+++ EXTRACTED RECORDS
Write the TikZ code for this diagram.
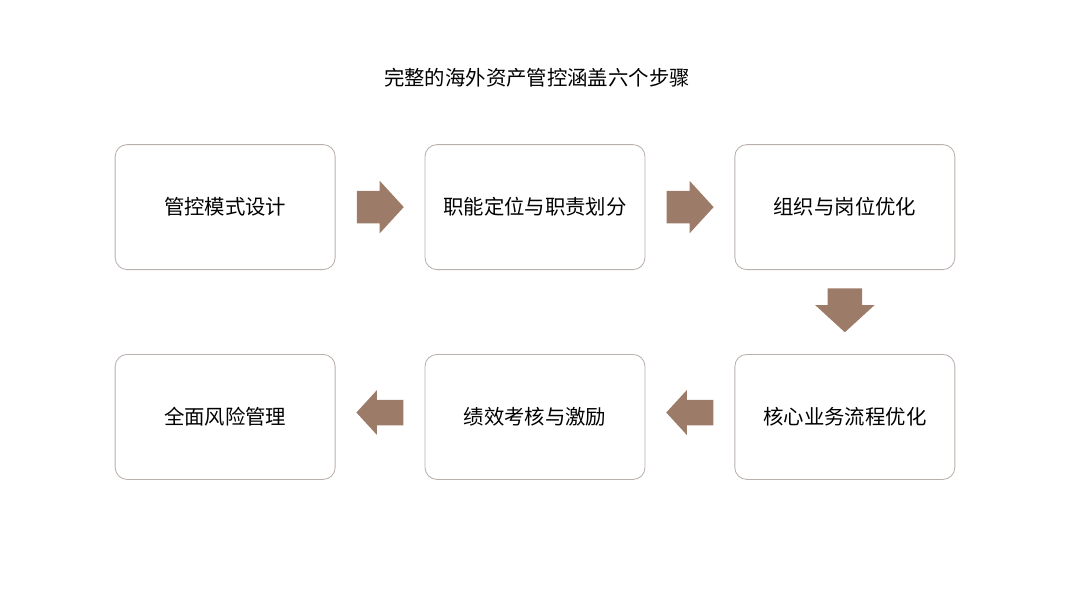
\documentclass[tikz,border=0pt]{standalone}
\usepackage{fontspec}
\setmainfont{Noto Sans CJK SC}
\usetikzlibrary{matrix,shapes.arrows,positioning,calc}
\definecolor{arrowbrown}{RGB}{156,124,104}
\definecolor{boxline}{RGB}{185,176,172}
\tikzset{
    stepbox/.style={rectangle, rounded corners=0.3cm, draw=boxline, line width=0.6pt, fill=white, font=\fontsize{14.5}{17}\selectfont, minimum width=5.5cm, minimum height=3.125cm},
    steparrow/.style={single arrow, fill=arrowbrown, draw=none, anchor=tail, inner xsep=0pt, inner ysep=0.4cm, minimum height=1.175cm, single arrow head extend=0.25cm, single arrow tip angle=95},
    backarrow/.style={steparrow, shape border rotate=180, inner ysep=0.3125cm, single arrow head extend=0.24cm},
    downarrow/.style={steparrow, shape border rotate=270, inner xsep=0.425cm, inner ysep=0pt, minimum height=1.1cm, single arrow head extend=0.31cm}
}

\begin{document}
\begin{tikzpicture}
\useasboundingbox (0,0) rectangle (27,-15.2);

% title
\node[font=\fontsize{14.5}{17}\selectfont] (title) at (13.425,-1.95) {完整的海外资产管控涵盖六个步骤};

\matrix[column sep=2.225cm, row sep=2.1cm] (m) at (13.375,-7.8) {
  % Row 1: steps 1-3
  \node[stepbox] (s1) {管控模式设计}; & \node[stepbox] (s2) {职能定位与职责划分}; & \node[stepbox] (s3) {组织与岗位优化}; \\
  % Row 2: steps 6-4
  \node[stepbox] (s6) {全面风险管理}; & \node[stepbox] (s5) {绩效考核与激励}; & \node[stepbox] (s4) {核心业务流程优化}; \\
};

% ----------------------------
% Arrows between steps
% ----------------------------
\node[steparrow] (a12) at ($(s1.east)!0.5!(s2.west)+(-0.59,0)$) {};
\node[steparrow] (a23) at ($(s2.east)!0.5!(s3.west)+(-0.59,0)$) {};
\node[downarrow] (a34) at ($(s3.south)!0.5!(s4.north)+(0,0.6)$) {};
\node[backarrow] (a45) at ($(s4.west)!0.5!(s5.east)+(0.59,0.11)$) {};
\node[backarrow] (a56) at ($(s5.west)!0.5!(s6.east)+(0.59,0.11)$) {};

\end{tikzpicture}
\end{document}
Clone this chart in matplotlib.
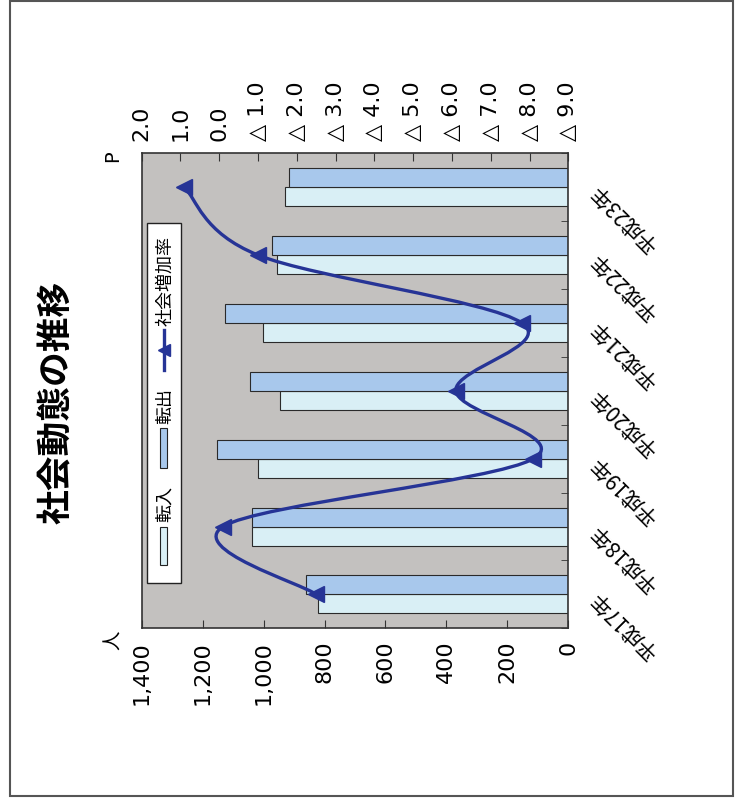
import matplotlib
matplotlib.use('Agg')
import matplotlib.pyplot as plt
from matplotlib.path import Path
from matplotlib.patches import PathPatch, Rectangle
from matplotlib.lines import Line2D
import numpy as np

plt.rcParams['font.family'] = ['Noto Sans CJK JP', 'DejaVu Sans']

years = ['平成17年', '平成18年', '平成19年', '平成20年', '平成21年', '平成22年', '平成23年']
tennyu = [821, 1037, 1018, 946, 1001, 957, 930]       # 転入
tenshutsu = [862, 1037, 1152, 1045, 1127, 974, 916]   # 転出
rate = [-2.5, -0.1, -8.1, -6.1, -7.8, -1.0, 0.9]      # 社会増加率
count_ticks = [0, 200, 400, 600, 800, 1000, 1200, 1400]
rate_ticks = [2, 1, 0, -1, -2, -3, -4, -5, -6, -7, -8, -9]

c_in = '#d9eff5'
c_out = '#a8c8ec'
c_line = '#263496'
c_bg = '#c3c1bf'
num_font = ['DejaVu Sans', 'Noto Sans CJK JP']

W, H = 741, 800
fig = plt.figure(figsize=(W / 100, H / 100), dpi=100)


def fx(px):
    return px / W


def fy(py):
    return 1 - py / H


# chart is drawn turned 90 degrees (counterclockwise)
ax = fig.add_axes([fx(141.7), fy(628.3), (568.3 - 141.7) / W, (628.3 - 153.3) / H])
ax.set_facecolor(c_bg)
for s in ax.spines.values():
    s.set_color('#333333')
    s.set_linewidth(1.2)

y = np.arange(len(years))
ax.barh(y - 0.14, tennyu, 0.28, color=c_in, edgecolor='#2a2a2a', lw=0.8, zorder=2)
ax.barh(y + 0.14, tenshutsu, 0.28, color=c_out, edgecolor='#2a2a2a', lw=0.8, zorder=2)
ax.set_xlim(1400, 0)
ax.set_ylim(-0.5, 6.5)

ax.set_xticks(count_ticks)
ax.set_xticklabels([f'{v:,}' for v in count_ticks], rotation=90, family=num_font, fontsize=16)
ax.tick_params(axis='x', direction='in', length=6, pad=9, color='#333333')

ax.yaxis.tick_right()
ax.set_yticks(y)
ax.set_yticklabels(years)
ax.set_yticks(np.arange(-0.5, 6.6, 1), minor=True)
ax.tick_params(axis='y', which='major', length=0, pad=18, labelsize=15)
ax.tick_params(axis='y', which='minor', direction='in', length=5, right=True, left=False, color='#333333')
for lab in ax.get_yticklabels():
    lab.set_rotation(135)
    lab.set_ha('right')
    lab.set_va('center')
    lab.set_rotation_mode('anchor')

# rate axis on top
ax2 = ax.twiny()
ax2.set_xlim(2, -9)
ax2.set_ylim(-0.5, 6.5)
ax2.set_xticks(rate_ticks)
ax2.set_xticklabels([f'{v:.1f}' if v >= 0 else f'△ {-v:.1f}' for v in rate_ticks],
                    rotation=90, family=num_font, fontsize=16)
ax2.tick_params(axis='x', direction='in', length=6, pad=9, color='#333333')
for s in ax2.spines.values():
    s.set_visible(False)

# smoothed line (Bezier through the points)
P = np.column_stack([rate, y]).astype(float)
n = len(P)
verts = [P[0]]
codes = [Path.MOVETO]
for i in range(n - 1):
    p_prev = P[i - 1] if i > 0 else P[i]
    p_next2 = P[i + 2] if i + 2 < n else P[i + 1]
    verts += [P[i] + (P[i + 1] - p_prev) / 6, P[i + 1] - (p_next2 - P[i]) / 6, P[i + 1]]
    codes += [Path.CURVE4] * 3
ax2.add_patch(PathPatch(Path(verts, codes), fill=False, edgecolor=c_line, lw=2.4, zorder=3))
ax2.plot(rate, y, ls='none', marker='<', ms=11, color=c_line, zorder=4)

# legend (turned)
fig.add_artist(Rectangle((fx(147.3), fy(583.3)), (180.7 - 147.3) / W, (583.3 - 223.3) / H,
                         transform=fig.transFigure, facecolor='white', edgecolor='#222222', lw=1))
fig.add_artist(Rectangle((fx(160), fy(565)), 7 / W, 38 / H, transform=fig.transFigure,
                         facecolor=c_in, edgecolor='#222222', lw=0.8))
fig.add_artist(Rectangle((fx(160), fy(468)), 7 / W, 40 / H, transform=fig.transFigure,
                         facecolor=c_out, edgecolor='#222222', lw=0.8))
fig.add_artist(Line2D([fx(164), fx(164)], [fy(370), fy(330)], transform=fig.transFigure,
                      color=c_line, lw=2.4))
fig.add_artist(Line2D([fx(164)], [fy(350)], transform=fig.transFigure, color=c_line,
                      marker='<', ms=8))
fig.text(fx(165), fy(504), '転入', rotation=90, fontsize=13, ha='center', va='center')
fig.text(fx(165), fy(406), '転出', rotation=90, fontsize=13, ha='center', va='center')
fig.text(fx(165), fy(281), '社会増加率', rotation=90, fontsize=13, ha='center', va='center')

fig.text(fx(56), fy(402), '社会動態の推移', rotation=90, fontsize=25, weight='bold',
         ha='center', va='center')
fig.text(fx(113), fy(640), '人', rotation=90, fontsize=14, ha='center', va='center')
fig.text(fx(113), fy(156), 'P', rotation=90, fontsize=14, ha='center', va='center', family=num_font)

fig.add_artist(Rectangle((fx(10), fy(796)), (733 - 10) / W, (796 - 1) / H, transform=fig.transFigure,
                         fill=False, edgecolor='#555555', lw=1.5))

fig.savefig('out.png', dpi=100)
++++++
Leave out the pictures, and copy only the lines from the one holding "Clone this chart in matplotlib." through the one holding "plt.rcParams['font.family'] = ['Noto", exactly as written.

**WRITTEN RESPONSE:**
Clone this chart in matplotlib.
import matplotlib
matplotlib.use('Agg')
import matplotlib.pyplot as plt
from matplotlib.path import Path
from matplotlib.patches import PathPatch, Rectangle
from matplotlib.lines import Line2D
import numpy as np

plt.rcParams['font.family'] = ['Noto Sans CJK JP', 'DejaVu Sans']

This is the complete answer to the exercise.